Could this water fight the dust?
Johnson sees a practical application. The exposed playa is an accelerating public health problem — windborne dust carries arsenic, mercury, and other metals into communities along the Wasatch Front. Refilling Farmington Bay with diverted river water is one option, but it may not be enough. Some dust hotspots sit at higher elevations that surface water won't easily reach.
If the artesian groundwater could be safely tapped, it might be used to wet specific dust-producing areas — a targeted approach to suppression. But Johnson is cautious. The freshwater system may itself serve beneficial ecological functions that aren't yet understood. Extracting water before mapping those functions could trade one problem for another.
The immediate priority, he says, is understanding: how large the reservoir is, where the water originates, how fast it recharges, and what role it plays in the broader hydrological system of the Great Basin.
A pilot survey with global implications
Terminal lakes — bodies of water with no outflow to the ocean — exist on every continent and are shrinking worldwide as climate change and water diversion reduce their inflows. The Aral Sea, Lake Urmia, Lake Poopo. If freshwater reservoirs commonly exist beneath these lakes, undetected by conventional methods, the implications for water-resource planning extend well beyond Utah.
The study's demonstration that AEM can see through a conductive saline layer to detect freshwater below is a methodological advance with broad applicability. Before this work, the salt water at the surface was assumed to blind electromagnetic surveys. It doesn't.

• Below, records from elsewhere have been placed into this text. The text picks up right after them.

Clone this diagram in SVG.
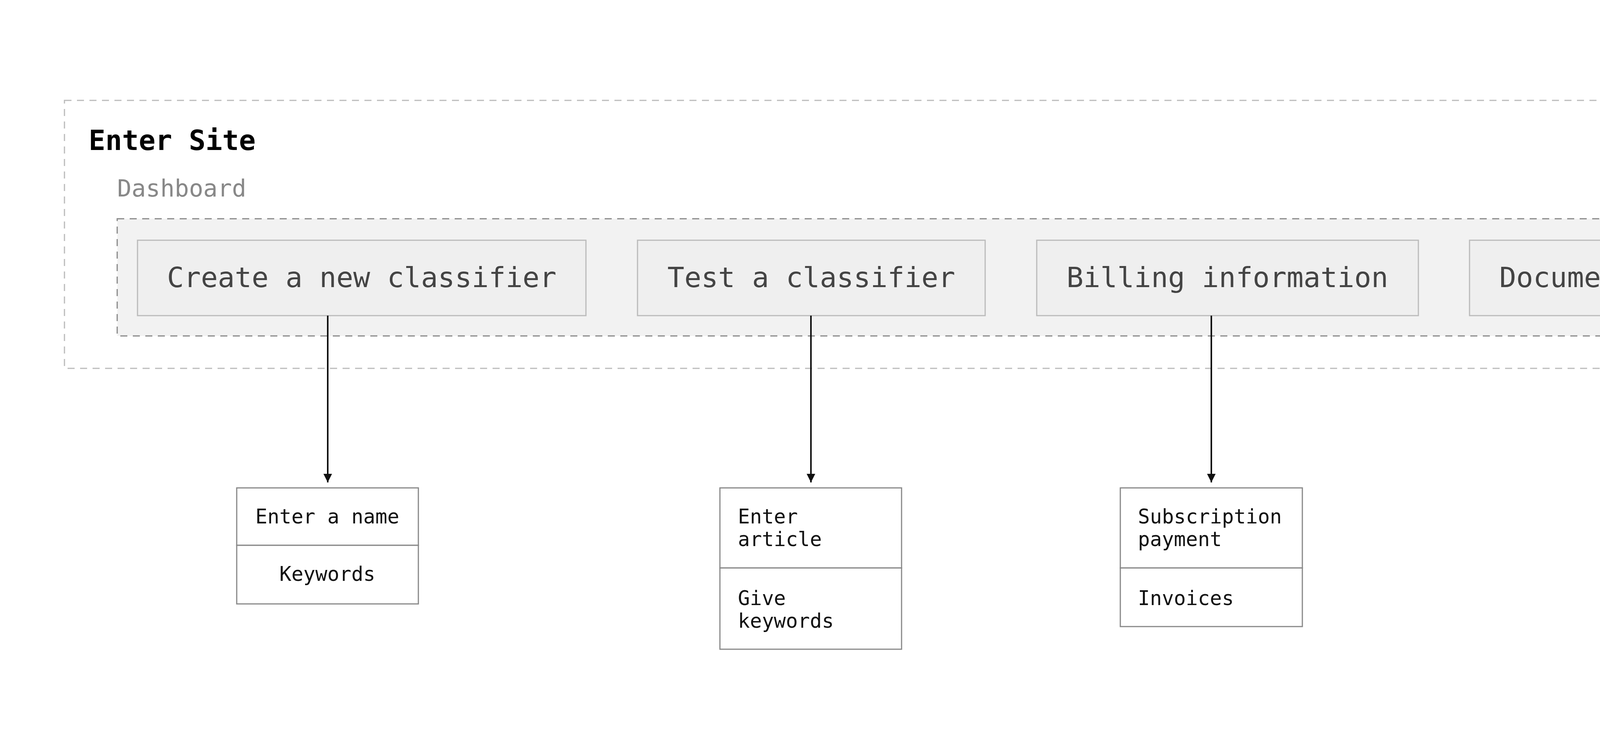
<svg xmlns="http://www.w3.org/2000/svg" width="4800" height="1920" viewBox="0 0 4800 1920">
<style>
text{font-family:"DejaVu Sans Mono","Liberation Mono",monospace}
.top{fill:#efefef;stroke:#bbb;stroke-width:3}
.tt{font-size:72px;fill:#444;text-anchor:middle;dominant-baseline:central}
.sub{fill:#fff;stroke:#888;stroke-width:3}
.st{font-size:51px;fill:#111;dominant-baseline:central}
.c{stroke:#111;stroke-width:4;fill:none;marker-end:url(#ah)}
</style>
<defs><marker id="ah" viewBox="0 0 10 10" refX="10" refY="5" markerWidth="22" markerHeight="26" orient="auto" markerUnits="userSpaceOnUse"><path d="M0,0L10,5L0,10z" fill="#111"/></marker></defs>
<rect width="4800" height="1920" fill="#fff"/>
<g id="enter-site">
<rect x="165" y="257" width="4470" height="686" fill="none" stroke="#bbb" stroke-width="3" stroke-dasharray="18 14"/>
<text x="227" y="384" font-size="71" font-weight="bold" fill="#000">Enter Site</text>
</g>
<g id="dashboard">
<text x="300" y="503" font-size="61" fill="#888">Dashboard</text>
<rect x="300" y="560" width="4231" height="300" fill="#f2f2f2" stroke="#888" stroke-width="3" stroke-dasharray="18 14"/>
</g>
<g id="create"><rect class="top" x="352" y="615" width="1148" height="193"/><text class="tt" x="926" y="710">Create a new classifier</text></g>
<g id="test"><rect class="top" x="1632" y="615" width="890" height="193"/><text class="tt" x="2077" y="710">Test a classifier</text></g>
<g id="billing"><rect class="top" x="2654" y="615" width="977" height="193"/><text class="tt" x="3142" y="710">Billing information</text></g>
<g id="docs"><rect class="top" x="3762" y="615" width="717" height="193"/><text class="tt" x="4120" y="710">Documentation</text></g>
<g id="connectors">
<path class="c" d="M839 808V1235"/>
<path class="c" d="M2076 808V1235"/>
<path class="c" d="M3101 808V1235"/>
</g>
<g id="name-box">
<rect class="sub" x="606" y="1249" width="465" height="147"/><rect class="sub" x="606" y="1396" width="465" height="150"/>
<text class="st" x="838" y="1322" text-anchor="middle">Enter a name</text>
<text class="st" x="838" y="1469" text-anchor="middle">Keywords</text>
</g>
<g id="article-box">
<rect class="sub" x="1843" y="1249" width="465" height="205"/><rect class="sub" x="1843" y="1454" width="465" height="208"/>
<text class="st" x="1889" y="1322">Enter</text><text class="st" x="1889" y="1380">article</text>
<text class="st" x="1889" y="1531">Give</text><text class="st" x="1889" y="1589">keywords</text>
</g>
<g id="billing-box">
<rect class="sub" x="2868" y="1249" width="466" height="205"/><rect class="sub" x="2868" y="1454" width="466" height="150"/>
<text class="st" x="2913" y="1322">Subscription</text><text class="st" x="2913" y="1380">payment</text>
<text class="st" x="2913" y="1531">Invoices</text>
</g>
</svg>
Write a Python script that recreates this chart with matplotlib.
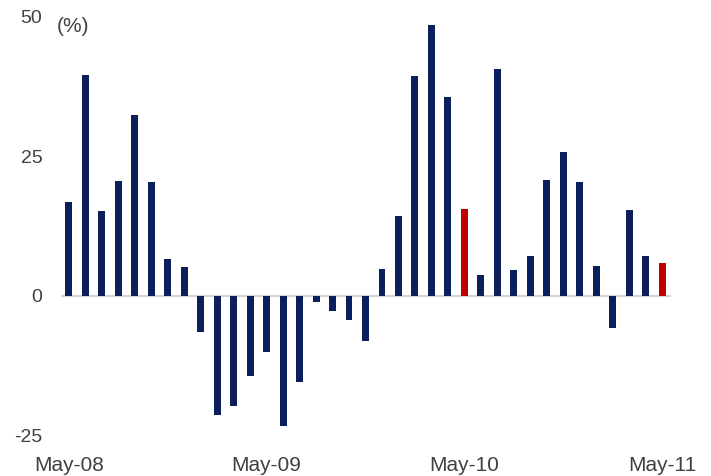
import numpy as np
import matplotlib
matplotlib.use("Agg")
import matplotlib.pyplot as plt

plt.rcParams['font.family'] = ['Liberation Sans', 'DejaVu Sans']

# monthly growth, May-08 .. May-11 (%)
values = [16.8, 39.5, 15.2, 20.6, 32.3, 20.3, 6.6, 5.1,
          -6.5, -21.3, -19.7, -14.3, -10.0, -23.3, -15.4, -1.1, -2.8, -4.3, -8.2,
          4.8, 14.2, 39.3, 48.5, 35.5, 15.6, 3.7, 40.6, 4.6, 7.1, 20.8, 25.7, 20.3,
          5.3, -5.8, 15.3, 7.1, 5.8]
highlight = [24, 36]
tick_idx = [0, 12, 24, 36]
tick_labels = ["May-08", "May-09", "May-10", "May-11"]
y_ticks = [-25, 0, 25, 50]

navy = "#0b1f5c"
red = "#c00000"
txt = "#404040"

fig = plt.figure(figsize=(7.11, 4.76), dpi=100)
ax = fig.add_axes([60.5 / 711, (476 - 435.3) / 476, 610 / 711, 418.8 / 476])

x = np.arange(len(values))
colors = [red if i in highlight else navy for i in x]
ax.axhline(0, color="#d4d4d4", lw=1.5, zorder=1)
ax.bar(x, values, width=0.42, color=colors, zorder=2)

ax.set_xlim(-0.5, len(values) - 0.5)
ax.set_ylim(-25, 50)
ax.set_yticks(y_ticks)
ax.set_yticklabels([str(v) for v in y_ticks])
ax.set_xticks(tick_idx)
ax.set_xticklabels(tick_labels)
ax.tick_params(axis="both", length=0, labelcolor=txt)
ax.tick_params(axis="y", pad=13, labelsize=14)
ax.tick_params(axis="x", pad=15, labelsize=15)
for s in ax.spines.values():
    s.set_visible(False)

fig.text(57 / 711, 1 - 26.5 / 476, "(%)", fontsize=15, color=txt, va="center", ha="left")

fig.savefig("out.png", dpi=100, facecolor="white")
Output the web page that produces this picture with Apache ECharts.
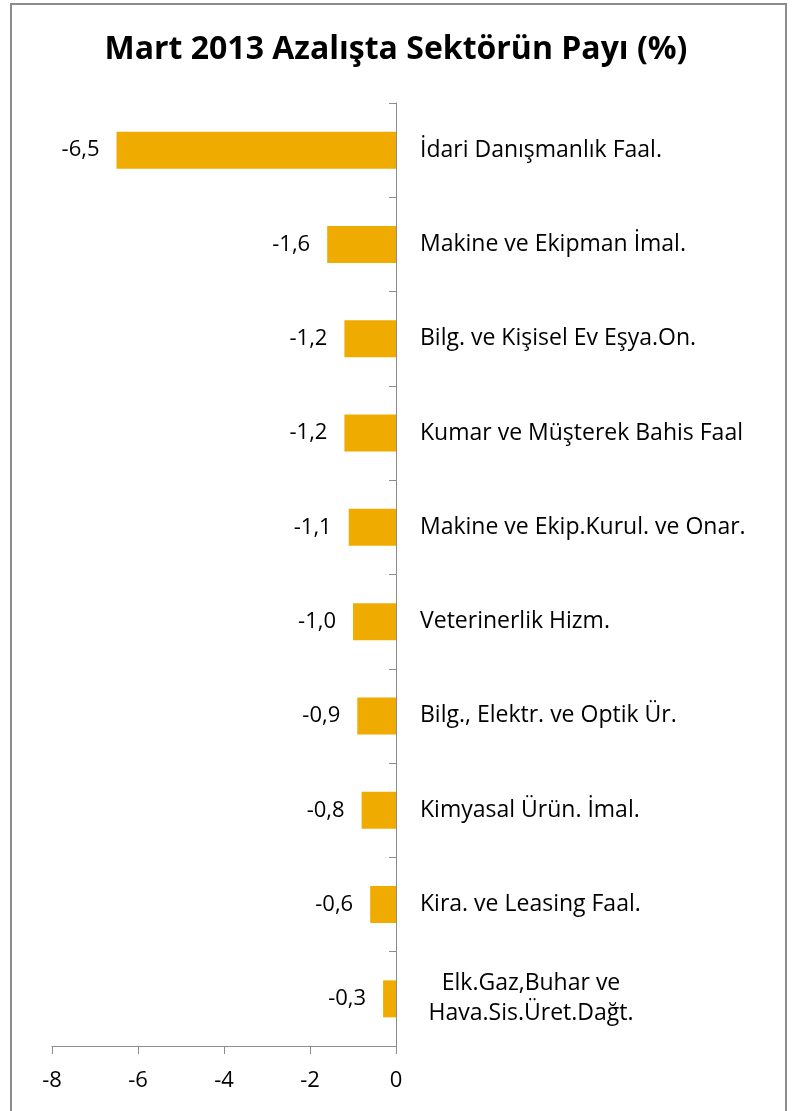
<!DOCTYPE html>
<html>
<head>
	<meta charset="utf-8">
	<title>Mart 2013 Azalışta Sektörün Payı</title>
	<script type="text/javascript" src="https://cdn.jsdelivr.net/npm/echarts@6/dist/echarts.min.js"></script>
	<style>
		html, body { margin: 0; padding: 0; background: #fff; }
	</style>
</head>
<body>
	<div id="main" style="width: 792px;height: 1111px"></div>
	<script type="text/javascript">
	// sektörler (yukarıdan aşağıya)
	const sectors = [
		'İdari Danışmanlık Faal.',
		'Makine ve Ekipman İmal.',
		'Bilg. ve Kişisel Ev Eşya.On.',
		'Kumar ve Müşterek Bahis Faal',
		'Makine ve Ekip.Kurul. ve Onar.',
		'Veterinerlik Hizm.',
		'Bilg., Elektr. ve Optik Ür.',
		'Kimyasal Ürün. İmal.',
		'Kira. ve Leasing Faal.',
		'Elk.Gaz,Buhar ve\nHava.Sis.Üret.Dağt.'
	];
	// azalıştaki pay (%)
	const shares = [-6.5, -1.6, -1.2, -1.2, -1.1, -1.0, -0.9, -0.8, -0.6, -0.3];
	// x ekseni
	const xTicks = [-8, -6, -4, -2, 0];

	const font = '"Open Sans", "Noto Sans", sans-serif';
	const chart = echarts.init(document.getElementById('main'));

	const option = {
		backgroundColor: '#fff',
		animation: false,
		title: {
			text: 'Mart 2013 Azalışta Sektörün Payı (%)',
			left: 'center',
			top: 29,
			textStyle: {
				fontFamily: font,
				fontWeight: 'bold',
				fontSize: 32,
				color: '#000'
			}
		},
		// çerçeve
		graphic: [{
			type: 'rect',
			shape: { x: 11, y: 4, width: 775, height: 1120 },
			style: { fill: 'none', stroke: '#8c8c8c', lineWidth: 2 },
			silent: true
		}],
		grid: {
			left: 52,
			right: 396,
			top: 103,
			bottom: 65
		},
		xAxis: {
			type: 'value',
			min: xTicks[0],
			max: xTicks[xTicks.length - 1],
			interval: 2,
			splitLine: { show: false },
			axisLine: { show: true, lineStyle: { color: '#8c8c8c', width: 1 } },
			axisTick: { show: true, length: 8, lineStyle: { color: '#8c8c8c' } },
			axisLabel: {
				margin: 24,
				fontFamily: font,
				fontSize: 22,
				color: '#000'
			}
		},
		yAxis: {
			type: 'category',
			data: sectors,
			inverse: true,
			position: 'right',
			axisLine: { show: true, onZero: false, lineStyle: { color: '#8c8c8c', width: 1 } },
			axisTick: { show: true, inside: true, length: 7, lineStyle: { color: '#8c8c8c' } },
			axisLabel: {
				margin: 24,
				fontFamily: font,
				fontSize: 23,
				color: '#000',
				formatter: function (v) {
					if (v.indexOf('\n') < 0) return v;
					return v.split('\n').map(function (s) { return '{c|' + s + '}'; }).join('\n');
				},
				rich: {
					c: {
						width: 222,
						align: 'center',
						fontFamily: font,
						fontSize: 23,
						lineHeight: 30,
						color: '#000'
					}
				}
			}
		},
		series: [{
			type: 'bar',
			data: shares,
			barWidth: 37,
			itemStyle: { color: '#F0AB00' },
			label: {
				show: true,
				position: 'left',
				distance: 17,
				fontFamily: font,
				fontSize: 22,
				color: '#000',
				formatter: function (p) {
					return p.value.toFixed(1).replace('.', ',');
				}
			}
		}]
	};

	chart.setOption(option);
	</script>
</body>
</html>
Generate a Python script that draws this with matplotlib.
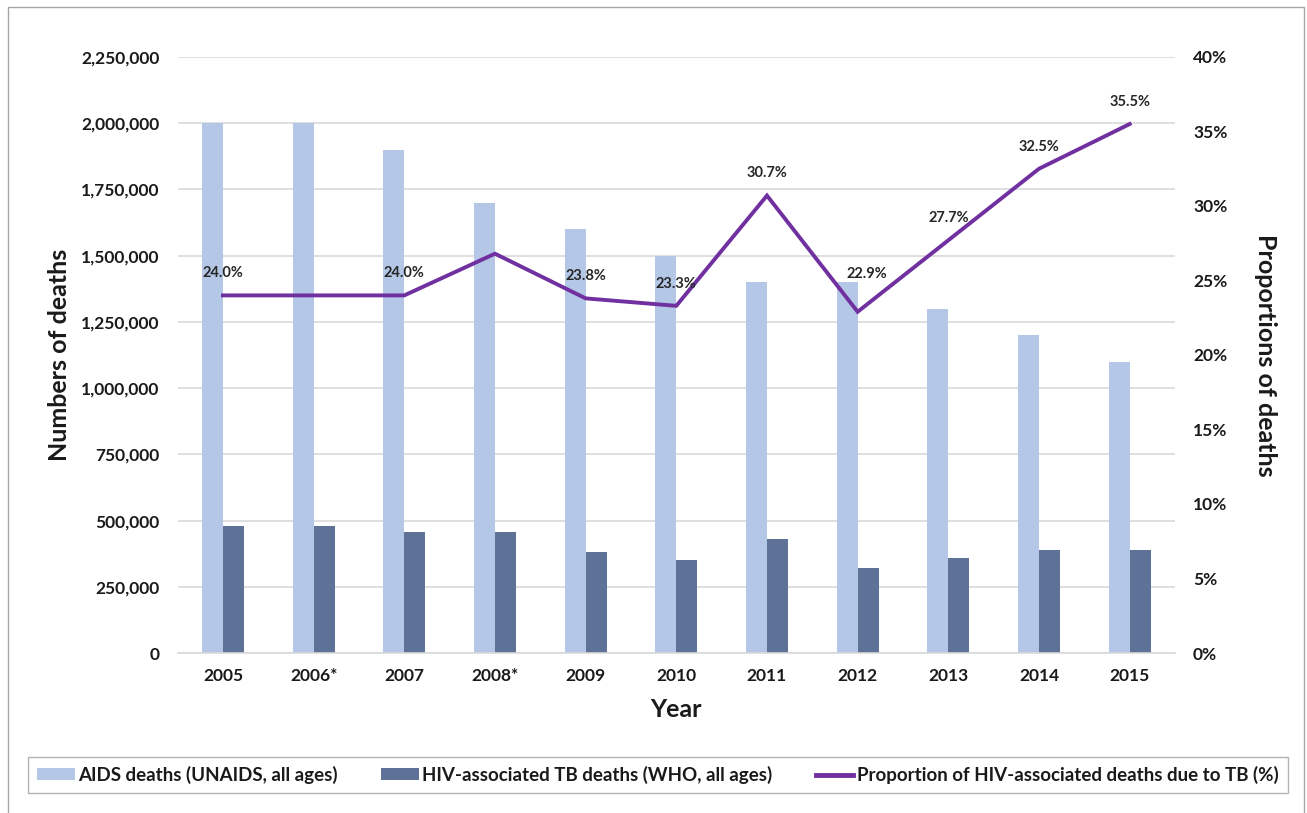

For now, the Great Salt Lake team is working with what a single helicopter campaign revealed: a deep, laterally extensive freshwater body sitting beneath one of America's most iconic and most threatened lakes. How much water is down there, where it comes from, and whether it can responsibly be used are questions that will require surveys across the entire lake — and years of additional study.